Comment: Was the fervent praying Diaz engaged in before battle taken into consideration by Nicholas Wade? Not as far as I’ve read. Wade describes religion as providing a personal overseer (sort of like Freud’s Superego) who would have kept him apprised of how he ought to behave in the coming battle, but would this overseer also provide Diaz with the strength to accomplish that behavior and more importantly rescue him if he got in over his head? Diaz thought so, and he did after all survive, and since he wrote his book when he was in his seventies, he had made it into old age with nothing changing his mind.

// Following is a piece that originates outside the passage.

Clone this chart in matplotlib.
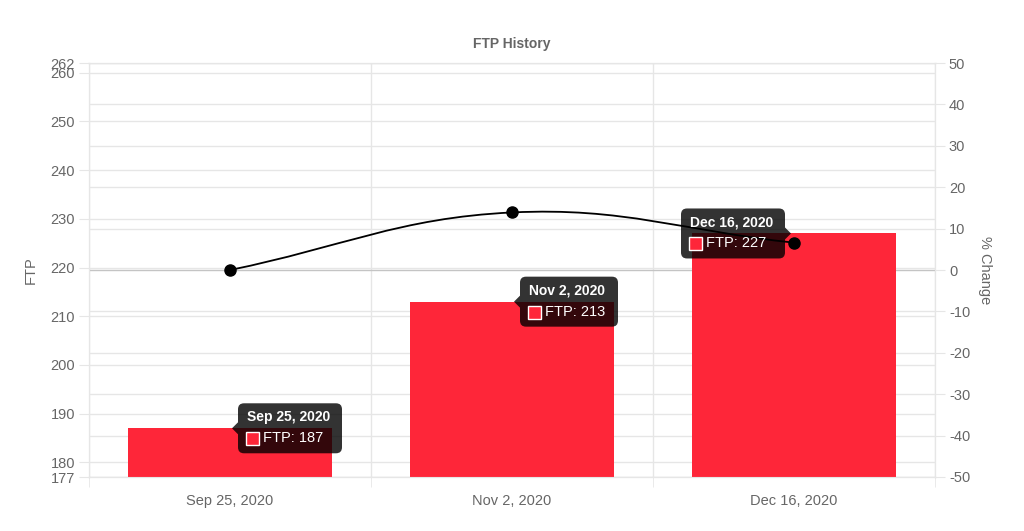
import numpy as np
import matplotlib.pyplot as plt
from matplotlib.patches import FancyBboxPatch, Polygon, Rectangle, PathPatch
from matplotlib.path import Path
from matplotlib.transforms import IdentityTransform

plt.rcParams['font.family'] = ['Liberation Sans', 'DejaVu Sans']
plt.rcParams['axes.unicode_minus'] = False

dates = ['Sep 25, 2020', 'Nov 2, 2020', 'Dec 16, 2020']
ftp = [187, 213, 227]
pct_change = [0.0, 13.9, 6.6]
ftp_ticks = [177, 180, 190, 200, 210, 220, 230, 240, 250, 260, 262]
pct_ticks = list(range(-50, 51, 10))

TXT = '#666666'
GRID = '#e6e6e6'
BAR = '#fe2639'
FS = 10.5

W, H = 1024, 531
fig = plt.figure(figsize=(W / 100, H / 100), dpi=100)
ax = fig.add_axes([89 / W, 1 - 477 / H, (935 - 89) / W, (477 - 63) / H])
ax2 = ax.twinx()

x = np.arange(len(dates))
ax.bar(x, ftp, width=0.72, color=BAR, zorder=3)
ax.set_xlim(-0.5, len(dates) - 0.5)
ax.set_ylim(177, 262)
ax.set_yticks(ftp_ticks)
ax.set_xticks(x)
ax.set_xticklabels(dates)
ax.set_xticks(np.arange(-0.5, len(dates)), minor=True)
ax.tick_params(axis='x', which='major', length=0, pad=12, labelsize=FS, labelcolor=TXT)
ax.tick_params(axis='x', which='minor', length=7, color=GRID)
ax.tick_params(axis='y', length=7, color=GRID, labelsize=FS, labelcolor=TXT, pad=3)
ax.grid(axis='y', color=GRID, lw=1, zorder=0)
ax.grid(axis='x', which='minor', color=GRID, lw=1, zorder=0)
ax.set_axisbelow(True)
ax.set_ylabel('FTP', color=TXT, fontsize=FS, labelpad=9)

ax2.set_ylim(-50, 50)
ax2.set_yticks(pct_ticks)
ax2.tick_params(axis='y', length=7, color=GRID, labelsize=FS, labelcolor=TXT, pad=3)

# right-axis grid drawn on the left axes so it stays behind the bars
lo, hi = ax.get_ylim()
for p in pct_ticks:
    yv = lo + (p + 50) / 100 * (hi - lo)
    ax.axhline(yv, color='#c4c4c4' if p == 0 else GRID, lw=1, zorder=1)
ax2.set_ylabel('% Change', color=TXT, fontsize=FS, rotation=-90, labelpad=16)

for a in (ax, ax2):
    for s in a.spines.values():
        s.set_color(GRID)

ax.set_title('FTP History', color=TXT, fontsize=10, fontweight='bold', pad=11)

# smooth line (Chart.js style bezier, tension 0.4) built in pixel space
fig.canvas.draw()
pts = ax2.transData.transform(np.column_stack([x, pct_change]))
t = 0.4
cps = []
for i in range(len(pts)):
    prev = pts[i - 1] if i > 0 else pts[i]
    nxt = pts[i + 1] if i < len(pts) - 1 else pts[i]
    cur = pts[i]
    d01 = np.hypot(*(cur - prev))
    d12 = np.hypot(*(nxt - cur))
    tot = d01 + d12
    s01 = d01 / tot if tot else 0
    s12 = d12 / tot if tot else 0
    cps.append((cur - t * s01 * (nxt - prev), cur + t * s12 * (nxt - prev)))
verts = [pts[0]]
codes = [Path.MOVETO]
for i in range(len(pts) - 1):
    verts += [cps[i][1], cps[i + 1][0], pts[i + 1]]
    codes += [Path.CURVE4] * 3
verts = ax2.transData.inverted().transform(np.array(verts))
ax2.add_patch(PathPatch(Path(verts, codes), fc='none', ec='black', lw=1.3, zorder=4))
ax2.plot(x, pct_change, 'o', color='black', ms=8, zorder=5)


def tooltip(xi, val, side):
    px, py = ax.transData.transform((xi, val))
    bw, bh = (104, 50) if len(dates[xi]) > 11 else (98, 50)
    if side == 'right':
        x0 = px + 8
    else:
        x0 = px - 9 - bw
    y0 = py - bh / 2
    box = FancyBboxPatch((x0, y0), bw, bh, boxstyle='round,pad=0,rounding_size=6',
                         fc='black', ec='none', alpha=0.8, transform=IdentityTransform(), zorder=10)
    fig.add_artist(box)
    if side == 'right':
        tri = [(x0, py + 6), (x0 - 6, py), (x0, py - 6)]
    else:
        tri = [(x0 + bw, py + 6), (x0 + bw + 6, py), (x0 + bw, py - 6)]
    fig.add_artist(Polygon(tri, closed=True, fc='black', ec='none', alpha=0.8,
                           transform=IdentityTransform(), zorder=10))
    fig.text((x0 + 9) / W, (y0 + bh - 14) / H, dates[xi], color='white', fontsize=10,
             fontweight='bold', va='center', ha='left', zorder=11)
    fig.add_artist(Rectangle((x0 + 8, y0 + 8), 13, 13, fc=BAR, ec='white', lw=1,
                             transform=IdentityTransform(), zorder=11))
    fig.text((x0 + 25) / W, (y0 + 15) / H, 'FTP: %d' % val, color='white', fontsize=10.5,
             va='center', ha='left', zorder=11)


tooltip(0, ftp[0], 'right')
tooltip(1, ftp[1], 'right')
tooltip(2, ftp[2], 'left')

fig.savefig('out.png', dpi=100)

Diaz was a brave and a very-effective soldier and yet he felt fear as a result of seeing the torture the Aztecs engaged in before killing the 62 men captured from Cortes’s division earlier. In the modern-day American military “fear” is made light of. Soldiers going into battle will “normally” have the “jitters,” but once the fighting actually starts, they are told, they’ll be okay; which is in effect what Diaz describes as his behavior. He feels a bit guilty about the fear, but the modern soldier is told that fear is okay as long as it isn’t incapacitating, as long as it doesn’t prevent the soldier from doing his job. Bravery consists in overcoming that fear, and after all, there are comrades to the right and to the left. One doesn’t want to let them down now does one?